Speaking of value, I would like to acknowledge the value to the profession, the Academy and the courts of the very large deposit of published works by the Commission since its establishment in 1975 in the form of Issues Papers, Discussion Papers and Final Reports. Each of them offers a comprehensive overview of the relevant area of the law as at the date of publication. That overview enhances public understanding of the scope and purpose of laws made in the implementation of the report. Even when a report has not been implemented, its discussion of the relevant area of the law has always been a valuable resource.
We have no direct equivalent in Australia of the Restatements of the Law published from time to time by the American Law Institute. The reports of the Australian Law Reform Commission are perhaps the closest approach on the topics with which they deal. Testimony to their value in this regard is the long and continuing history of reference to the reports by courts throughout Australia.
In the High Court there have been many cases in which, when interpreting statutes, the Court has referred to the relevant Commission report. Examples in recent years include —Confiscation that Counts: A Review of the Proceeds of Crime Act1987,[4] the Report on Foreign State Immunity,[5]Collective Investments: Other People’s Money which reported on the enactment of Ch 5(C) of the Managed Investments Schemes Act 1998 (Cth),[6] the oft cited General Insolvency Inquiry,[7] the Report on Insurance Contracts[8] and the massive report on Managing Justice: A Review of the Federal Civil Justice System.[9]
In a submission to the Senate, Legal and Constitutional Affairs Committee in 2010, the Federal Court acknowledged the great benefit it derived from the Commission’s reports, research and analysis of complex areas of law within federal jurisdiction. It said:
More often than not, an ALRC Report contains the best statement or source of the current law on a complex and contentious topic that can remain the case for decades thereafter, whether or not the ALRC’s recommendations are subsequently implemented … In this way, the ALRC’s reports have assisted the Court in the tasks of ascertaining the law, interpreting statute and developing the common law.[10]
I respectfully endorse those remarks.
The Australian Law Reform Commission has had the benefit over the years of its existence of the involvement of some of Australia’s finest lawyers, legal academics and judges as full-time and part-time Commissioners. It has had the involvement of committed staff and an intern program which has been able to attract fine young legal talents to assist in its work. A number of those, including the foundation Chairman Michael Kirby and foundation Commissioners, Sir Gerard Brennan, Gareth Evans and John Cain are with us tonight. We congratulate them on what they began. We congratulate those who came after them for what they continued. I hope that in the decades to come their successors and mine will assemble to mark the continuing vitality of the Commission and its contribution to our democracy.
Thank you.
[1] JJ Spigelman, ‘Measuring Court Performance’ (2006) Journal of Judicial Administration 69, 70 — an observation dubiously attributed by some to Albert Einstein.

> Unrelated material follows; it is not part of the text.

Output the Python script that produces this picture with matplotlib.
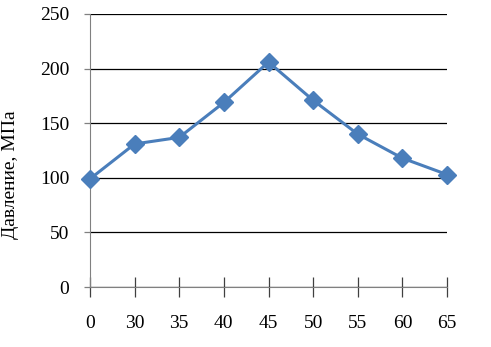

[2] Sir Owen Dixon, ‘Science and Judicial Proceedings’ in Woinarski (ed) Jesting Pilate (William S Hein & Co Inc, 2nd ed, 1997) 11.
[3] Senate Standing Committee on Legal and Constitutional Affairs, Parliament of Australia, Inquiry into the Australian Law Reform Commission (2011) 23–24.

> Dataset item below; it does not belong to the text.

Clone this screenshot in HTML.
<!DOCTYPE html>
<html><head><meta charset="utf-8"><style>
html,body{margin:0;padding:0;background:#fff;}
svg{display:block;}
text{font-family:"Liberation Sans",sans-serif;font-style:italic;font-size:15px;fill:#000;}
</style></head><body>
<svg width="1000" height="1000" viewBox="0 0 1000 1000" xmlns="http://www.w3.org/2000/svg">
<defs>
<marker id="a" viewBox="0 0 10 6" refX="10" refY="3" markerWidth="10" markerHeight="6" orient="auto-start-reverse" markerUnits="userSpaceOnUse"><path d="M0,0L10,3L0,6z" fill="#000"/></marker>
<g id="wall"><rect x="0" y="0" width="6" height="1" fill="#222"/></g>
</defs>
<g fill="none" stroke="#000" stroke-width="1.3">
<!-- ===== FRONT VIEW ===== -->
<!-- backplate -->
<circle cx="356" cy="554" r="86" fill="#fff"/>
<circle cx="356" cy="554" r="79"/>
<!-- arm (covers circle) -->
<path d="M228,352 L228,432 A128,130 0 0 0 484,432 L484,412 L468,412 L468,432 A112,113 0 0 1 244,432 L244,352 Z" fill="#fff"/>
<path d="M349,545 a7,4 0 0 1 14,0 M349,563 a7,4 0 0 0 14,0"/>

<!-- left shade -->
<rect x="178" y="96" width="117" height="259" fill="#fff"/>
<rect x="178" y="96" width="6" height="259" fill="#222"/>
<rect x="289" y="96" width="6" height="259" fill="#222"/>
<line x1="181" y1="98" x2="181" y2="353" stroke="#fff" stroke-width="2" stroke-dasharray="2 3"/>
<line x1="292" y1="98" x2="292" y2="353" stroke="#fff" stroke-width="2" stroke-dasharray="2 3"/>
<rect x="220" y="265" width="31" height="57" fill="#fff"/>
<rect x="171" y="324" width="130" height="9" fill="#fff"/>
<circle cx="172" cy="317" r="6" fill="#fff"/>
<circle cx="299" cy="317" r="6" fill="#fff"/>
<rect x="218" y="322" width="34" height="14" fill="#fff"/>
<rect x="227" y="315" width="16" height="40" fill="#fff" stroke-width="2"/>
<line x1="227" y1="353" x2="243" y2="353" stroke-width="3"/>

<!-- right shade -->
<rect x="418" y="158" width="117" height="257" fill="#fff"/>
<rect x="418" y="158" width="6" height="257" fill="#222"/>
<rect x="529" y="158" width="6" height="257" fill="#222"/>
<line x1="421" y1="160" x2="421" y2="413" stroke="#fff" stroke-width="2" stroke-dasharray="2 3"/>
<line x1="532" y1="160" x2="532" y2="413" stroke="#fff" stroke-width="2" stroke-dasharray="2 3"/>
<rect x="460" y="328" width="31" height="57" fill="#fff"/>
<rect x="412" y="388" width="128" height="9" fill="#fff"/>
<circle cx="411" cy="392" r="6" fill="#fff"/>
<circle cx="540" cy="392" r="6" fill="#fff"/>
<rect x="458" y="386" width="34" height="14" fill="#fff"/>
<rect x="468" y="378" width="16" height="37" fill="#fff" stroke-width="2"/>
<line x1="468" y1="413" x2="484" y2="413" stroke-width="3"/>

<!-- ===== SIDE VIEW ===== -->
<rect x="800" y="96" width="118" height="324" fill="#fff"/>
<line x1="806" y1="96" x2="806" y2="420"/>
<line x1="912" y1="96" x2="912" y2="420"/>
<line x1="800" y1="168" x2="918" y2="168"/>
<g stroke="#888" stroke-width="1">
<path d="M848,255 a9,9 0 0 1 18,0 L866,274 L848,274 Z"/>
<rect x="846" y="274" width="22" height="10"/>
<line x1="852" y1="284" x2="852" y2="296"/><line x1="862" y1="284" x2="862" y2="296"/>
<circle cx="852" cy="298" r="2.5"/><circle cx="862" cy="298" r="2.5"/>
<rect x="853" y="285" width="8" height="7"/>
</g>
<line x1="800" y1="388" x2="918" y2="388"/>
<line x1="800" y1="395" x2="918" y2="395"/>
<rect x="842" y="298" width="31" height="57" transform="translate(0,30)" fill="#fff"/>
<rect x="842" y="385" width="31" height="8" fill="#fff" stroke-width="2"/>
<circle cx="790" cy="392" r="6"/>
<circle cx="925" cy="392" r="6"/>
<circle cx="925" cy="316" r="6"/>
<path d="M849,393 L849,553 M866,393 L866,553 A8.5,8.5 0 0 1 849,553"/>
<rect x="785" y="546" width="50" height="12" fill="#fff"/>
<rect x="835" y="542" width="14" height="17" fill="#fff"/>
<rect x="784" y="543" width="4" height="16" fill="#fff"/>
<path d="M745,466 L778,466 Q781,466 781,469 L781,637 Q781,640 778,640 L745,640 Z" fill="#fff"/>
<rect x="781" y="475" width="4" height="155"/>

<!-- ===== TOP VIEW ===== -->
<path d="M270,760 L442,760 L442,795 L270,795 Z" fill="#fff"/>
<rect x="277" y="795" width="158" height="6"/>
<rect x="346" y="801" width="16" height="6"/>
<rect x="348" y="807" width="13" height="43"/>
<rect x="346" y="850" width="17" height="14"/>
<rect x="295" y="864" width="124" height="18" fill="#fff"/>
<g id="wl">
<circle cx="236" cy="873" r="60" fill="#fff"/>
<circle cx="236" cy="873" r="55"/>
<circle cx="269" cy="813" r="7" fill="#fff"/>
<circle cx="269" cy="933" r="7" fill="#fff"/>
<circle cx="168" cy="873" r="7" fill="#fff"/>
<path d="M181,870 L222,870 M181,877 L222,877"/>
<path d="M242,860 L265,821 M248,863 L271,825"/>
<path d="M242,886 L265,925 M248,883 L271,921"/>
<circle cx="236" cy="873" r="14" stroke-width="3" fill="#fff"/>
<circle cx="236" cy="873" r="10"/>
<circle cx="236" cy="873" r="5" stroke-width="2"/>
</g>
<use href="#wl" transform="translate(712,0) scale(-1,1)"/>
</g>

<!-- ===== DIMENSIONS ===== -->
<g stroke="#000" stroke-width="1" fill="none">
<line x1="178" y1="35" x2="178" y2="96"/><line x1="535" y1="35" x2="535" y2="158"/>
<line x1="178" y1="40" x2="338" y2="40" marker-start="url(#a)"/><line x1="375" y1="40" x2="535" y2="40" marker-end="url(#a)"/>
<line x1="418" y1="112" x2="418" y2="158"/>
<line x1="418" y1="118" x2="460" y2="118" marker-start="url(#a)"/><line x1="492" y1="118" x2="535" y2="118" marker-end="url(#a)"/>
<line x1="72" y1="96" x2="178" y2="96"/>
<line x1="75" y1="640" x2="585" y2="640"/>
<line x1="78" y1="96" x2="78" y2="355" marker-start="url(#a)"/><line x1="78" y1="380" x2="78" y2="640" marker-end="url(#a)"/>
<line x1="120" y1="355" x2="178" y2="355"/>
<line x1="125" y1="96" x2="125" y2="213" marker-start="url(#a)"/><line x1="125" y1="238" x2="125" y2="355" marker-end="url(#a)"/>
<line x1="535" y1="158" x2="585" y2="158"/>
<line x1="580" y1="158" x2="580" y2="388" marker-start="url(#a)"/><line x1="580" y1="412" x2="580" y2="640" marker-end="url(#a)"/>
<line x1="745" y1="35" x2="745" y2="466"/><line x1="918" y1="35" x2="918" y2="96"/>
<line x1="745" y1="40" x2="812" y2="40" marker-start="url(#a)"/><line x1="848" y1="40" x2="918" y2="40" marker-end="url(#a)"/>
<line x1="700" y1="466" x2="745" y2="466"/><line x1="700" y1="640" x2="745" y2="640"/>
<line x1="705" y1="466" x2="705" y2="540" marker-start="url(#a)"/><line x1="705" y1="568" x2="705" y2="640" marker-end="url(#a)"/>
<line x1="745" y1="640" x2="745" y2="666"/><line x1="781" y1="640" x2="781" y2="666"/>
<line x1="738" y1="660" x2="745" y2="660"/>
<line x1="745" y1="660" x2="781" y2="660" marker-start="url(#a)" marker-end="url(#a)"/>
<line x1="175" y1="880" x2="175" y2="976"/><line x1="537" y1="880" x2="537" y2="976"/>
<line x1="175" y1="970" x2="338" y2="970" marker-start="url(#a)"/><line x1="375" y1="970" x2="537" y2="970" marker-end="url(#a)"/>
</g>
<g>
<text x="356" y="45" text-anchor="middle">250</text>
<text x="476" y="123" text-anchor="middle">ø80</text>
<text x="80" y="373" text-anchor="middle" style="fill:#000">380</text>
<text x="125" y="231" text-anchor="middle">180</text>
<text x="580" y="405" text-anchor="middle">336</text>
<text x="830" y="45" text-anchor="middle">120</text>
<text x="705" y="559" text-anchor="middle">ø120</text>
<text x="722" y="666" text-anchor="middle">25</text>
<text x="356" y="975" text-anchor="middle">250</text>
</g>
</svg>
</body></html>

[4] Australian Law Reform Commission, Confiscation that Counts: A Review of the Proceeds of Crime Act 1987, Report No 87 (1999); see, eg, Milne v The Queen (2014) 252 CLR 149, 155 [7]–[8] and 165 [39] (French CJ, Hayne, Bell, Gageler and Keane JJ).
[5] Law Reform Commission, Foreign State Immunity, Report No 24 (1984); see, eg, PT Garuda Indonesia Ltd v Australian Competition and Consumer Commission (2012) 247 CLR 240, 245 [7] and 248 [18] (French CJ, Gummow, Hayne and Crennan JJ); 261 [65] (Heydon J).
[6] Law Reform Commission, Collective Investments: Other People’s Money, Report No 65 (1993); see, eg, Westfield Management Ltd v AMP Capital Property Nominees Ltd (2012) 247 CLR 129, 135–136 [10]–[11] (French CJ, Crennan, Kiefel and Bell JJ); Wellington Capital Ltd v Australian Securities and Investments Commission (2014) 89 ALJR 24, 29 [14] (French CJ, Crennan, Kiefel and Bell JJ).
[7] Law Reform Commission, General Insolvency Inquiry, Report No 45 (1988); see, eg, Lehman Brothers Holdings Inc v City of Swan (2009) 240 CLR 509, 526 [49] (French CJ, Gummow, Hayne and Kiefel JJ).
[8] Law Reform Commission, Insurance Contracts, Report No 20 (1982); see, eg, Zurich Australian Insurance Ltd v Metals & Minerals Insurance Pte Ltd (2009) 240 CLR 391, 398–400 [11]–[14] and 402 [20] (French CJ, Gummow and Crennan JJ).
[9] Australian Law Reform Commission, Managing Justice: A Review of the Federal Civil Justice System, Report No 89 (2000); see, eg, Aon Risk Services Australia Ltd v Australian National University (2009) 239 CLR 175, 211 [92] (Gummow, Hayne, Crennan, Kiefel and Bell JJ).
[10] Federal Court of Australia, Submission No 22 to Senate Standing Committee on Legal and Constitutional Affairs, Inquiry into the Australian Law Reform Commission, 2 February 2011, 2.